Adams, who trained to be a concert pianist, grew up near Seal Rock Beach in San Francisco. His life changed at age 14, when he visited Yosemite with his family. “One wonder after another descended upon us,” he wrote of his experience. Dave Brubeck grew up on his cowboy father’s ranch in the Sacramento Valley. After getting his driver’s license at age 14, he would often drive his mother, a classical pianist, to the Yosemite Valley, a place that brought her spiritual sustenance. Chris Brubeck believes that both men carried a sense of “artistic isolation” into their respective work. That, he says, may explain why Ansel Adams: America offers “a one-two punch where you’re getting your visual senses and your aural senses bombarded — or massaged — by these two unique but simpatico visions.”

About 15 years ago, one of Chris Brubeck’s writer friends bumped into Adams’ daughter- in-law at a concert in Sacramento. Impulsively, the writer broached the idea of somehow merging the visions of Ansel Adams and the Brubecks — and soon after repeated the conversation to Chris. “Wheels began to turn,” he says.

He picked up Adams’ autobiography and began to see what he describes as “cultural parallels of creativity between this guy who revolutionized photography and my father.” And when he learned that Adams had originally intended to be a pianist, he thought, “We should do this. And it would be so much more fun if I could get my dad involved.”

Dave Brubeck, then in his late 80s, was skeptical.

“So I conspired with my mother,” Chris Brubeck recalls, laughing. “My parents had the sweetest routine: Often when they went to bed, they would have a mutually agreed-upon book that they would read together. So I got my mom to read Adams’ autobiography — and it really got into my dad’s consciousness, all these parallels between photographic technique and musical technique.”

“It really got into my dad’s consciousness, all these parallels between photographic technique and musical technique.”

He ticks off some of the parallels: how a photographer must capture the “fleeting moment” in an image, while a jazz pianist must do the same in the midst of an improvisation. Moreover, Adams once likened a photographic negative to a musical score. He might spend days developing an image from that negative in the darkroom, and that was his performance.

Dave “was hooked,” Brubeck says. “I told him, look, you tackle some of the themes, and I can expand them. And I’ll handle the grunt work, all the orchestration.”

Each purchased the same 400-page compilation of Adams’ images. They spoke constantly by phone: “Which photograph resonates with you? Plate 49 on page 382? Me, too!” Chris Brubeck recalls their conversations. “And soon, a piece of music paper with my dad’s sketch of the melody would arrive in the mail.”

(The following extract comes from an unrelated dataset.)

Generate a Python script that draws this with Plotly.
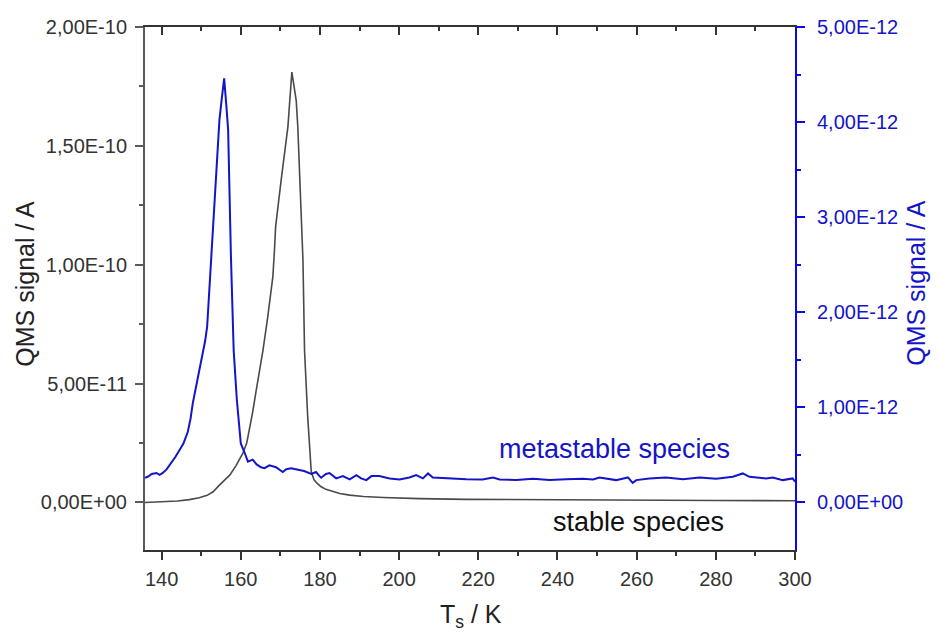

It was their final collaboration as composers.

It was also the first time the Ansel Adams Publishing Rights Trust allowed Adams’ photographs to beused in a concert setting. The Trust’s approval didn’t come easily. Amidst the composing, Chris Brubeck negotiated with William Turnage, the Trust’s managing director. “He was rightfully protective of Adams’ legacy,” Brubeck says. “It was completely understandable. They didn’t want the Adams name to be exploited out in the marketplace — to have Ansel Adams frisbees and stuff like that.”

He kept Turnage apprised of the composition’s progress and gradually convinced him that the project was deserving of the Adams imprimatur.

All the while, father and son built their musical work, fine-tuned it — and brought it into focus. Week by week, over the course of a year, they connected the notes to the images.

The proof is with us in Ansel Adams: America.